Wallace mengingatkan bahwa kekuatan lembaga peradilan sebenarnya ada pada masyarakat. Lembaga peradilan, lanjutnya, harus bisa menjawab permasalahan-permasalahan yang ada di masyarakat. “Peradilan harus direformasi sehingga bisa dekat dengan masyarakat,” ujar pria yang berprofesi sebagai hakim sejak 40 tahun yang lalu ini.
Wallace mencatat beberapa poin penting dalam reformasi peradilan ini. Pertama, ia memandang perlu adanya penyesuaian gaji hakim yang bisa menunjang dirinya dan keluarganya. Hal ini bertujuan agar peradilan tetap independen dan terhindar dari suap. Ia pernah mengutarakan hal ini ketika ‘terlibat’ dalam proses reformasi peradilan di Nigeria.
“Saya bilang ke mereka. Hal pertama yang dilakukan adalah menaikkan gaji hakim sehingga dapat mencukupi kehidupannya beserta keluarga. Ini sangat penting,” tegasnya. Di Nigeria, lanjutnya, dibentuk sebuah komisi yudisial yang bertugas mengkaji gaji hakim dan membandingkannya dengan gaji advokat dan dekan fakultas hukum di universitas negara itu.
Kedua, soal penanganan perkara. Wallace menambahkan perlu ada manajemen perkara agar hakim bisa memutus perkara yang dapat diterima oleh masyarakat. Ia mencontohkan ada pembagian perkara, mana perkara yang bisa diselesaikan di pengadilan dan mana perkara yang bisa diselesaikan di luar pengadilan lewat proses mediasi. Semakin sedikit perkara yang ditangani tentu membuat hakim semakin fokus dalam membuat putusan.

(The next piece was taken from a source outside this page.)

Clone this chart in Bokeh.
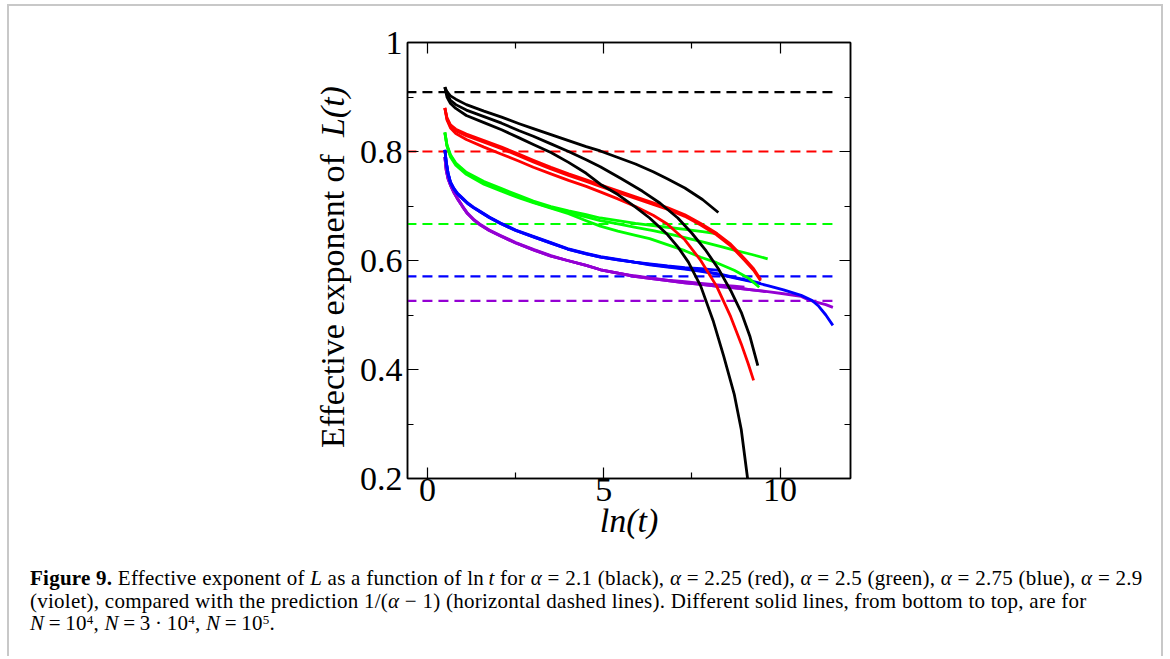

Sedangkan, poin ketiga adalah kode etik hakim. Wallace menilai kode etik hakim harus bisa diakses oleh masyarakat seluas-luasnya. “Apakah advokat-advokat di Indonesia telah membaca dan memahami kode etik hakim?” tanyanya.
Di Amerika Serikat, ungkap Wallace, problem advokat tak memahami kode etik hakim sempat terjadi. Fenomena ini dapat diminimalisir dengan memasukan pertanyaan-pertanyaan kode etik hakim ke dalam ujian advokat.
“Setiap advokat harus paham dengan kode etik hakim dan masyarakat juga harus tahu. Sehingga dia paham setiap tindak-tanduk hakim itu bertentangan dengan kode etik atau tidak,” Wallace menegaskan.
Langkah-langkah ini, lanjut Wallace, bertujuan agar masyarakat semakin dekat dengan lembaga peradilan. “Kekuasaan yudikatif harus bisa menjawab persoalan-persoalan yang timbul di masyarakat,” tuturnya.
Citra Buruk
Lalu bagaimana dengan lembaga peradilan di Indonesia? Alih-alih memperoleh simpati masyarakat, citra lembaga peradilan justru semakin terpuruk. Dalam Rapat Kerja Nasional MA (Rakernas MA) 2010 di Balikpapan minggu lalu, Ketua MA Harifin A Tumpa mengakui kondisi ini.
Harifin mengatakan lembaga peradilan harus bisa keluar dari stigma buruk tersebut. “MA harus keluar dari citra buruk, lambat, KKN (Korupsi, Kolusi dan Nepotisme,-red) dan ujung-ujungnya duit,” ujarnya saat membuka acara Rakernas MA, pekan lalu.
Lebih lanjut, Harifin mengatakan untuk mewujudkan cita-cita tersebut dibutuhkan agen-agen perubahan lembaga peradilan di daerah-daerah. Menurutnya, seluruh ketua pengadilan tinggi dan panitera di Indonesia yang akan memainkan peran sebagai agen perubahan tersebut. “Para ketua pengadilan tinggi diharapkan menjadi ujung tombak perubahan ini,” tuturnya.